To be done - Copy exactly the lines from the start of the material through the line with "plt.rcParams['font.family'] = ['Liberation". Pictures stay out of the copy.
--- begin Raw data ---
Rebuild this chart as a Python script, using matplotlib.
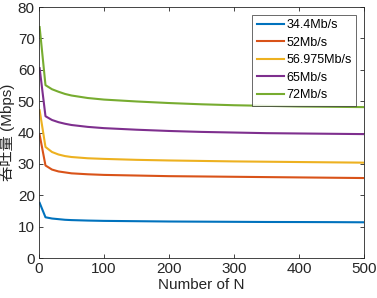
import numpy as np
import matplotlib
matplotlib.use("Agg")
import matplotlib.pyplot as plt

plt.rcParams['font.family'] = ['Liberation Sans', 'Noto Sans CJK SC']

N = [1, 10, 20, 30, 40, 50, 75, 100, 150, 200, 250, 300, 350, 400, 450, 500]
thr_344 = [17.6, 13.0, 12.6, 12.4, 12.2, 12.1, 11.95, 11.85, 11.75, 11.65, 11.6, 11.55, 11.5, 11.48, 11.45, 11.4]
thr_52 = [39.3, 29.5, 28.2, 27.6, 27.3, 27.0, 26.7, 26.5, 26.3, 26.1, 26.0, 25.9, 25.8, 25.7, 25.6, 25.5]
thr_56975 = [47.1, 35.4, 33.8, 33.0, 32.5, 32.2, 31.8, 31.6, 31.3, 31.1, 30.95, 30.8, 30.7, 30.6, 30.5, 30.4]
thr_65 = [60.5, 45.2, 44.0, 43.3, 42.8, 42.4, 41.8, 41.4, 40.9, 40.5, 40.2, 40.0, 39.8, 39.7, 39.6, 39.5]
thr_72 = [73.6, 55.1, 53.8, 53.0, 52.3, 51.8, 51.0, 50.5, 49.9, 49.4, 49.0, 48.7, 48.5, 48.3, 48.2, 48.1]

series = [thr_344, thr_52, thr_56975, thr_65, thr_72]
labels = ["34.4Mb/s", "52Mb/s", "56.975Mb/s", "65Mb/s", "72Mb/s"]
colors = ["#0072BD", "#D95319", "#EDB120", "#7E2F8E", "#77AC30"]

fig = plt.figure(figsize=(3.77, 2.98), dpi=100)
ax = fig.add_axes([0.1034, 0.134, 0.862, 0.8425])

for y, lab, c in zip(series, labels, colors):
    ax.plot(N, y, color=c, linewidth=1.5, label=lab)

ax.set_xlim(0, 500)
ax.set_ylim(0, 80)
ax.set_xticks([0, 100, 200, 300, 400, 500])
ax.set_yticks([0, 10, 20, 30, 40, 50, 60, 70, 80])
ax.tick_params(direction="in", top=True, right=True, labelsize=11,
               colors="#262626", length=3, width=0.6, pad=3)
for s in ax.spines.values():
    s.set_color("#262626")
    s.set_linewidth(0.6)

ax.set_xlabel("Number of N", fontsize=11, color="#262626", labelpad=1)
ax.set_ylabel("吞吐量 (Mbps)", fontsize=11, color="#262626", labelpad=2)

leg = ax.legend(loc="upper right", fontsize=9, handlelength=2.2,
                frameon=True, fancybox=False, edgecolor="#262626",
                borderaxespad=0.6, labelspacing=0.45, handletextpad=0.2,
                borderpad=0.35)
leg.get_frame().set_linewidth(0.6)

fig.savefig("out.png", dpi=100)
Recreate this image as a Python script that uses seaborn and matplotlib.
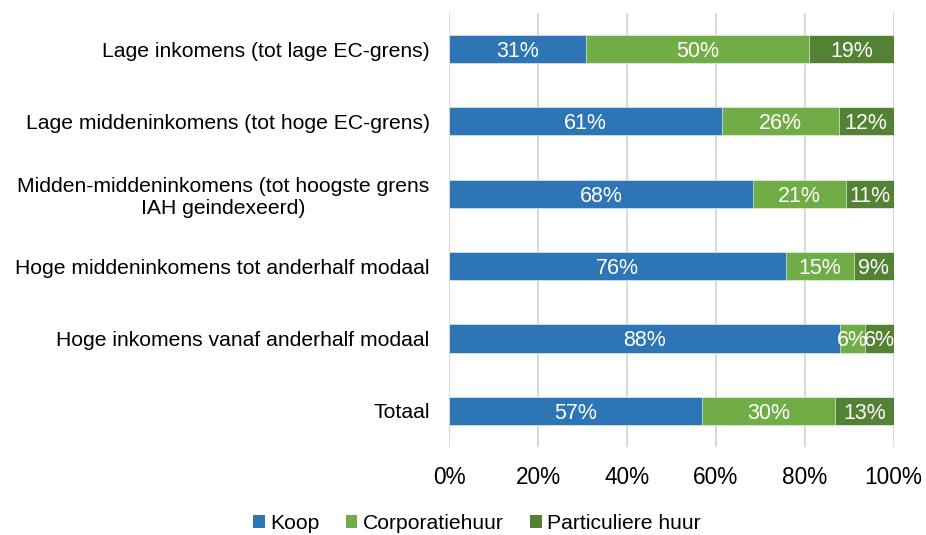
import numpy as np
import pandas as pd
import matplotlib
matplotlib.use("Agg")
import matplotlib.pyplot as plt
import seaborn as sns
from matplotlib.patches import Patch

# DATA
categories = ["Lage inkomens (tot lage EC-grens)",
              "Lage middeninkomens (tot hoge EC-grens)",
              "Midden-middeninkomens (tot hoogste grens\nIAH geindexeerd)",
              "Hoge middeninkomens tot anderhalf modaal",
              "Hoge inkomens vanaf anderhalf modaal",
              "Totaal"]
koop = [30.9, 61.4, 68.3, 75.8, 88.0, 56.9]
corporatie = [50.1, 26.3, 20.9, 15.2, 5.6, 29.9]
particulier = [19.0, 12.3, 10.8, 9.0, 6.4, 13.2]
series_names = ["Koop", "Corporatiehuur", "Particuliere huur"]
colors = ["#2E75B6", "#70AD47", "#548235"]
x_ticks = [0, 20, 40, 60, 80, 100]

df = pd.DataFrame({"cat": categories, "Koop": koop,
                   "Corporatiehuur": corporatie, "Particuliere huur": particulier})
df["cum1"] = df["Koop"]
df["cum2"] = df["cum1"] + df["Corporatiehuur"]
df["cum3"] = df["cum2"] + df["Particuliere huur"]

sns.set_style("white")
plt.rcParams["font.family"] = ["Liberation Sans", "DejaVu Sans"]
plt.rcParams["text.color"] = "black"
plt.rcParams["xtick.color"] = "black"
plt.rcParams["ytick.color"] = "black"

fig = plt.figure(figsize=(9.26, 5.35), dpi=100)
ax = fig.add_axes([0.485, 0.1645, 0.48, 0.8115])

# stacked bars: draw the cumulative totals back to front
for col, c in zip(["cum3", "cum2", "cum1"], colors[::-1]):
    sns.barplot(data=df, x=col, y="cat", orient="h", color=c, width=0.39,
                saturation=1, ax=ax, zorder=3, edgecolor="white", linewidth=0.4)

# value labels
for i, row in df.iterrows():
    left = 0
    for name in series_names:
        v = row[name]
        ax.text(left + v / 2, i, "%d%%" % round(v), ha="center", va="center_baseline",
                color="white", fontsize=15.5, zorder=4)
        left += v

ax.set_xlim(0, 100)
ax.set_ylim(5.5, -0.5)
ax.set_xticks(x_ticks)
ax.set_xticklabels(["%d%%" % t for t in x_ticks], fontsize=16.3)
ax.tick_params(axis="x", length=0, pad=14, labelcolor="black")
ax.tick_params(axis="y", length=0, pad=14, labelsize=15.2, labelcolor="black")
for lab in ax.get_yticklabels():
    lab.set_multialignment("center")
ax.set_xlabel("")
ax.set_ylabel("")
ax.grid(axis="x", color="#D9D9D9", linewidth=1.5, zorder=0)
for s in ax.spines.values():
    s.set_visible(False)

handles = [Patch(facecolor=c, edgecolor="none") for c in colors]
fig.legend(handles, series_names, loc="center", bbox_to_anchor=(0.515, 0.021),
           ncol=3, frameon=False, fontsize=15.2, handlelength=0.55, handleheight=0.55,
           handletextpad=0.25, columnspacing=1.25, labelcolor="black")

fig.savefig("out.png", dpi=100)
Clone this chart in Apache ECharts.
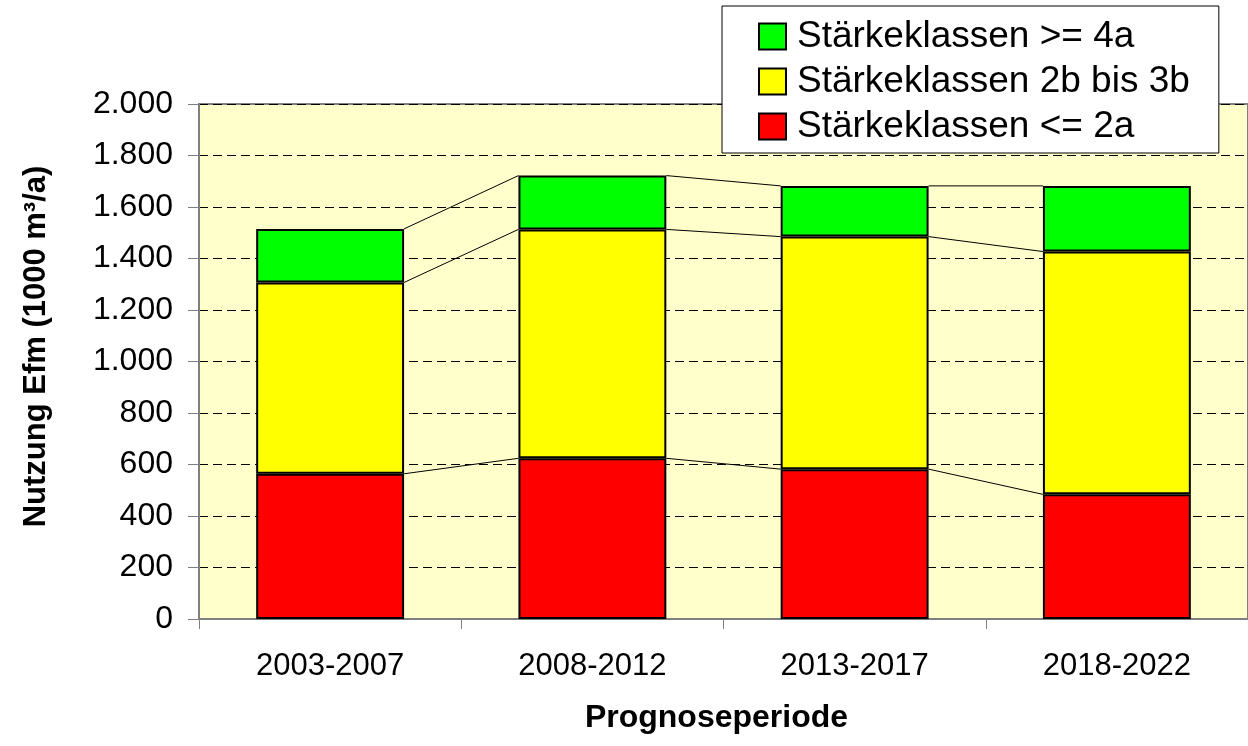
--- end Raw data ---
Expected answer -
Rebuild this chart as a Python script, using matplotlib.
import numpy as np
import matplotlib
matplotlib.use("Agg")
import matplotlib.pyplot as plt

plt.rcParams['font.family'] = ['Liberation Sans', 'Noto Sans CJK SC']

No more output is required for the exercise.